I spent 10 weeks conducting research with Dr. Jeff Jeremiason. The research consisted of analyzing both the total and methyl mercury content of selected lakes in Itasca County. During these ten weeks, two trips were made to Itasca County to obtain water samples for analyzing (above photo). In this time I also helped set up a method for analyzing the methyl mercury content of water samples using an Inductively Coupled Plasma Mass Spectrometer. This research was supported by the Margaret A. Cargill Foundation.

Carson Smith

Carson Smith, Geology Major '11

Carson spent 10 weeks working with Dr. Laura Triplett investigating how an invasive species, Phragmites australis, has changed the transport of silica—a plant nutrient—in the Platte River, Nebraska.
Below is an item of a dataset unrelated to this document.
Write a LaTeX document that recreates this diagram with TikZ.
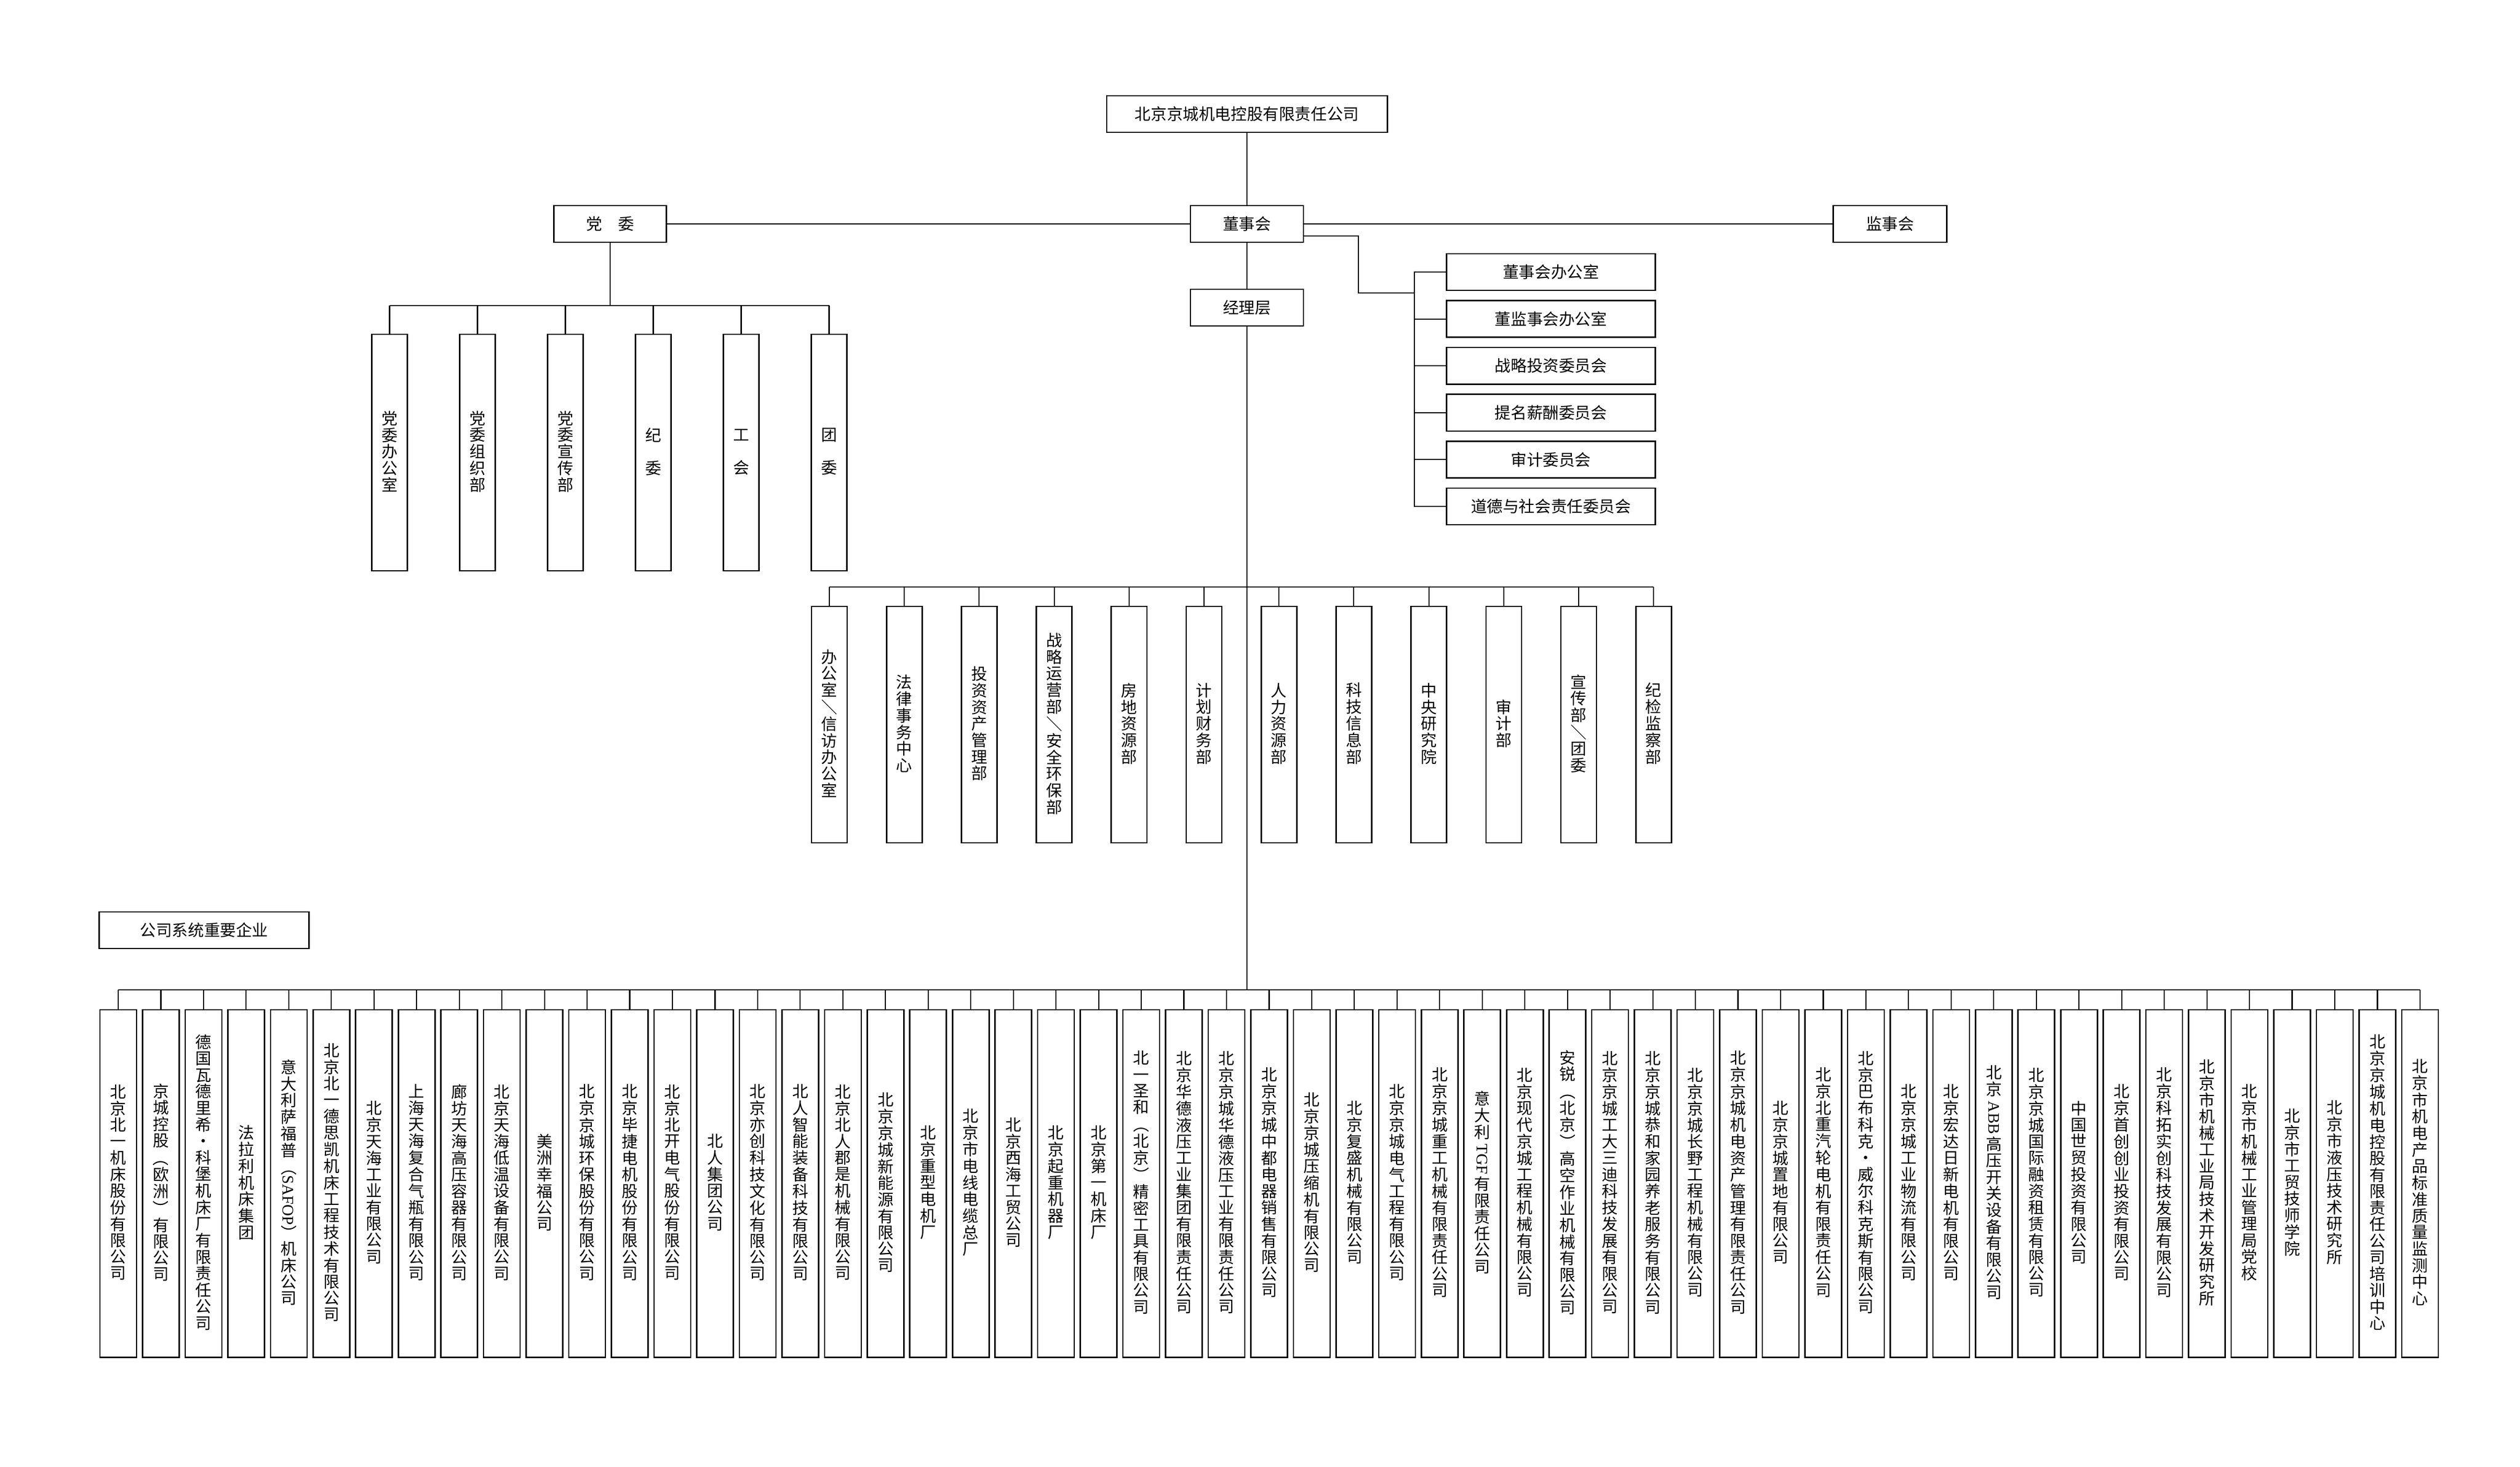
\documentclass[tikz,border=0pt]{standalone}
\usepackage{fontspec}
\usepackage{graphicx}
\setmainfont{Noto Sans CJK SC}
\newfontfamily\lat{Liberation Serif}
\usetikzlibrary{calc}

\def\vtend{vtend}
\newcommand\rb[1]{\rotatebox[origin=c]{-90}{#1}}
\def\vtloop#1{\ifx\vtend#1\else\hbox to 1em{\hss\vrule height .82em depth .2em width 0pt #1\hss}\expandafter\vtloop\fi}
\newcommand\vtbox[1]{\vbox{\baselineskip=0pt\lineskip=0pt\lineskiplimit=\maxdimen\vtloop#1\vtend}}
\newcommand\vt[1]{\expandafter\vtbox\expandafter{#1}}

\begin{document}
\begin{tikzpicture}[x=0.01cm,y=-0.01cm]
  \tikzset{ hb/.style={draw,line width=0.75pt,inner sep=0pt,minimum height=0.7cm,font=\fontsize{8.7pt}{10pt}\selectfont},
    vb/.style={draw,line width=0.75pt,inner sep=0pt,minimum width=0.68cm,font=\fontsize{8.7pt}{10pt}\selectfont},
    link/.style={line width=0.6pt},
  }
  \useasboundingbox (0,0) rectangle (4816,2804);

  \node[hb,minimum width=5.36cm] (top) at (2383,218) {北京京城机电控股有限责任公司};
  \node[hb,minimum width=2.16cm] (dsh) at (2383,428) {董事会};
  \node[hb,minimum width=2.15cm] (dw) at (1166,428) {党　委};
  \node[hb,minimum width=2.17cm] (jsh) at (3612,428) {监事会};
  \node[hb,minimum width=2.16cm] (jlc) at (2383,588) {经理层};
  \node[hb,minimum width=4.01cm] (lab) at (390,1778) {公司系统重要企业};

  \foreach \t [count=\i] in {董事会办公室,董监事会办公室,战略投资委员会,提名薪酬委员会,审计委员会,道德与社会责任委员会}
    \node[hb,minimum width=3.99cm] (c\i) at (2964,{520+89.6*(\i-1)}) {\t};

  \foreach \t [count=\i] in {党委办公室,党委组织部,党委宣传部,纪　委,工　会,团　委}
    \node[vb,minimum height=4.52cm] (p\i) at ({744.5+168*(\i-1)},865) {\vt{\t}};

  \foreach \t [count=\i] in {办公室{\rb{／}}信访办公室,法律事务中心,投资资产管理部,战略运营部{\rb{／}}安全环保部,
    房地资源部,计划财务部,人力资源部,科技信息部,中央研究院,审计部,宣传部{\rb{／}}团委,纪检监察部}
    \node[vb,minimum height=4.52cm] (d\i) at ({1585+143.2*(\i-1)},1385) {\vt{\t}};

  \foreach \t [count=\i] in {北京北一机床股份有限公司,京城控股{\rb{（}}欧洲{\rb{）}}有限公司,
    德国瓦德里希·科堡机床厂有限责任公司,法拉利机床集团,意大利萨福普{\rb{（{\lat SAFOP}）}}机床公司,
    北京北一德思凯机床工程技术有限公司,北京天海工业有限公司,上海天海复合气瓶有限公司,
    廊坊天海高压容器有限公司,北京天海低温设备有限公司,美洲幸福公司,北京京城环保股份有限公司,
    北京毕捷电机股份有限公司,北京北开电气股份有限公司,北人集团公司,北京亦创科技文化有限公司,
    北人智能装备科技有限公司,北京北人郡是机械有限公司,北京京城新能源有限公司,北京重型电机厂,
    北京市电线电缆总厂,北京西海工贸公司,北京起重机器厂,北京第一机床厂,
    北一圣和{\rb{（}}北京{\rb{）}}精密工具有限公司,北京华德液压工业集团有限责任公司,
    北京京城华德液压工业有限责任公司,北京京城中都电器销售有限公司,北京京城压缩机有限公司,
    北京复盛机械有限公司,北京京城电气工程有限公司,北京京城重工机械有限责任公司,
    意大利{\rb{\lat\,TGF\,}}有限责任公司,北京现代京城工程机械有限公司,
    安锐{\rb{（}}北京{\rb{）}}高空作业机械有限公司,北京京城工大三迪科技发展有限公司,
    北京京城恭和家园养老服务有限公司,北京京城长野工程机械有限公司,北京京城机电资产管理有限责任公司,
    北京京城置地有限公司,北京北重汽轮电机有限责任公司,北京巴布科克·威尔科克斯有限公司,
    北京京城工业物流有限公司,北京宏达日新电机有限公司,北京{\rb{\lat\,ABB\,}}高压开关设备有限公司,
    北京京城国际融资租赁有限公司,中国世贸投资有限公司,北京首创创业投资有限公司,
    北京科拓实创科技发展有限公司,北京市机械工业局技术开发研究所,北京市机械工业管理局党校,
    北京市工贸技师学院,北京市液压技术研究所,北京京城机电控股有限责任公司培训中心,
    北京市机电产品标准质量监测中心}
    \node[vb,minimum width=0.7cm,minimum height=6.64cm] (e\i) at ({226+81.46*(\i-1)},2262) {\vt{\t}};

  \coordinate (ct) at (2703,560);
  \coordinate (pb) at (1166,584);
  \coordinate (db) at (2383,1122);
  \coordinate (eb) at (2383,1892);

  \draw[link] (top) -- (dsh);
  \draw[link] (dw) -- (dsh);
  \draw[link] (dsh) -- (jsh);
  \draw[link] (dsh) -- (jlc);
  \draw[link] ($(dsh.east)+(0,23)$) -- ++(104,0) |- (ct);
  \draw[link] (c1.west) -- (c1.west -| ct) -- (c6.west -| ct) -- (c6.west);
  \foreach \i in {2,...,5}
    \draw[link] (c\i.west) -- (c\i.west -| ct);

  \draw[link] (dw) -- (pb);
  \draw[link] (p1.north |- pb) -- (p6.north |- pb);
  \foreach \i in {1,...,6}
    \draw[link] (p\i) -- (p\i.north |- pb);

  \draw[link] (jlc) -- (eb);
  \draw[link] (d1.north |- db) -- (d12.north |- db);
  \foreach \i in {1,...,12}
    \draw[link] (d\i) -- (d\i.north |- db);

  \draw[link] (e1.north |- eb) -- (e55.north |- eb);
  \foreach \i in {1,...,55}
    \draw[link] (e\i) -- (e\i.north |- eb);
\end{tikzpicture}
\end{document}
They made two trips to the Platte to collect sediment samples from stands of Phragmites, native willow and unvegetated sandbars. Back at Gustavus, they measured the concentrations of biogenic silica in those sediments to determine how much silica is now being stored in river sediments instead of flowing downriver to feed coastal and ocean ecosystems. This research was supported by the Margaret A. Cargill Foundation and Gustavus Adolphus College (Research, Scholarly and Creativity Grant, 2010), with logistical assistance from The Nature Conservancy and the Audubon Society.